REQUEST => Quote the data below in full, minus the images.

STORED DATA =>

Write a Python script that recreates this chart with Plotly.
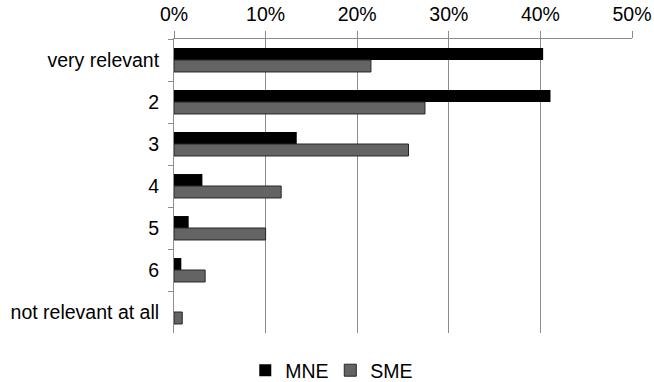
import plotly.graph_objects as go

categories = ["very relevant", "2", "3", "4", "5", "6", "not relevant at all"]
mne = [0.403, 0.411, 0.134, 0.031, 0.016, 0.008, 0.0]
sme = [0.215, 0.274, 0.256, 0.117, 0.100, 0.034, 0.009]
x_ticks = [0, 0.1, 0.2, 0.3, 0.4, 0.5]

FONT = "Liberation Sans, Arial, sans-serif"

fig = go.Figure()
fig.add_trace(go.Bar(y=categories, x=mne, name="MNE", orientation="h",
                     marker=dict(color="#000000", line=dict(width=0))))
fig.add_trace(go.Bar(y=categories, x=sme, name="SME", orientation="h",
                     marker=dict(color="#646464", line=dict(color="#262626", width=1))))

fig.update_layout(
    template="none",
    width=654, height=382,
    margin=dict(l=174, r=22, t=39, b=49, autoexpand=False),
    paper_bgcolor="white", plot_bgcolor="white",
    barmode="group", bargap=0.43, bargroupgap=0,
    font=dict(family=FONT, size=19.5, color="#000000"),
    showlegend=True,
    legend=dict(orientation="h", xref="container", x=0.505, xanchor="center",
                yref="container", y=0.03, yanchor="middle",
                font=dict(size=19.5), itemwidth=30, traceorder="normal",
                entrywidth=40),
)
fig.update_xaxes(side="top", range=[0, 0.5], tickvals=x_ticks, tickformat=".0%",
                 showgrid=True, gridcolor="#8c8c8c", gridwidth=1,
                 showline=True, linecolor="#8c8c8c", linewidth=1,
                 ticks="outside", ticklen=7, tickcolor="#8c8c8c",
                 zeroline=False, automargin=False, ticklabelstandoff=2)
fig.update_yaxes(autorange="reversed", type="category",
                 showline=True, linecolor="#8c8c8c", linewidth=1,
                 ticks="outside", ticklen=5, tickcolor="#8c8c8c",
                 tickson="boundaries", showgrid=False, zeroline=False,
                 automargin=False, ticklabelstandoff=10)

fig.write_html("out.html")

SOLUTION FOR THIS TASK =>
Write a Python script that recreates this chart with Plotly.
import plotly.graph_objects as go

categories = ["very relevant", "2", "3", "4", "5", "6", "not relevant at all"]
mne = [0.403, 0.411, 0.134, 0.031, 0.016, 0.008, 0.0]
sme = [0.215, 0.274, 0.256, 0.117, 0.100, 0.034, 0.009]
x_ticks = [0, 0.1, 0.2, 0.3, 0.4, 0.5]

FONT = "Liberation Sans, Arial, sans-serif"

fig = go.Figure()
fig.add_trace(go.Bar(y=categories, x=mne, name="MNE", orientation="h",
                     marker=dict(color="#000000", line=dict(width=0))))
fig.add_trace(go.Bar(y=categories, x=sme, name="SME", orientation="h",
                     marker=dict(color="#646464", line=dict(color="#262626", width=1))))

fig.update_layout(
    template="none",
    width=654, height=382,
    margin=dict(l=174, r=22, t=39, b=49, autoexpand=False),
    paper_bgcolor="white", plot_bgcolor="white",
    barmode="group", bargap=0.43, bargroupgap=0,
    font=dict(family=FONT, size=19.5, color="#000000"),
    showlegend=True,
    legend=dict(orientation="h", xref="container", x=0.505, xanchor="center",
                yref="container", y=0.03, yanchor="middle",
                font=dict(size=19.5), itemwidth=30, traceorder="normal",
                entrywidth=40),
)
fig.update_xaxes(side="top", range=[0, 0.5], tickvals=x_ticks, tickformat=".0%",
                 showgrid=True, gridcolor="#8c8c8c", gridwidth=1,
                 showline=True, linecolor="#8c8c8c", linewidth=1,
                 ticks="outside", ticklen=7, tickcolor="#8c8c8c",
                 zeroline=False, automargin=False, ticklabelstandoff=2)
fig.update_yaxes(autorange="reversed", type="category",
                 showline=True, linecolor="#8c8c8c", linewidth=1,
                 ticks="outside", ticklen=5, tickcolor="#8c8c8c",
                 tickson="boundaries", showgrid=False, zeroline=False,
                 automargin=False, ticklabelstandoff=10)

fig.write_html("out.html")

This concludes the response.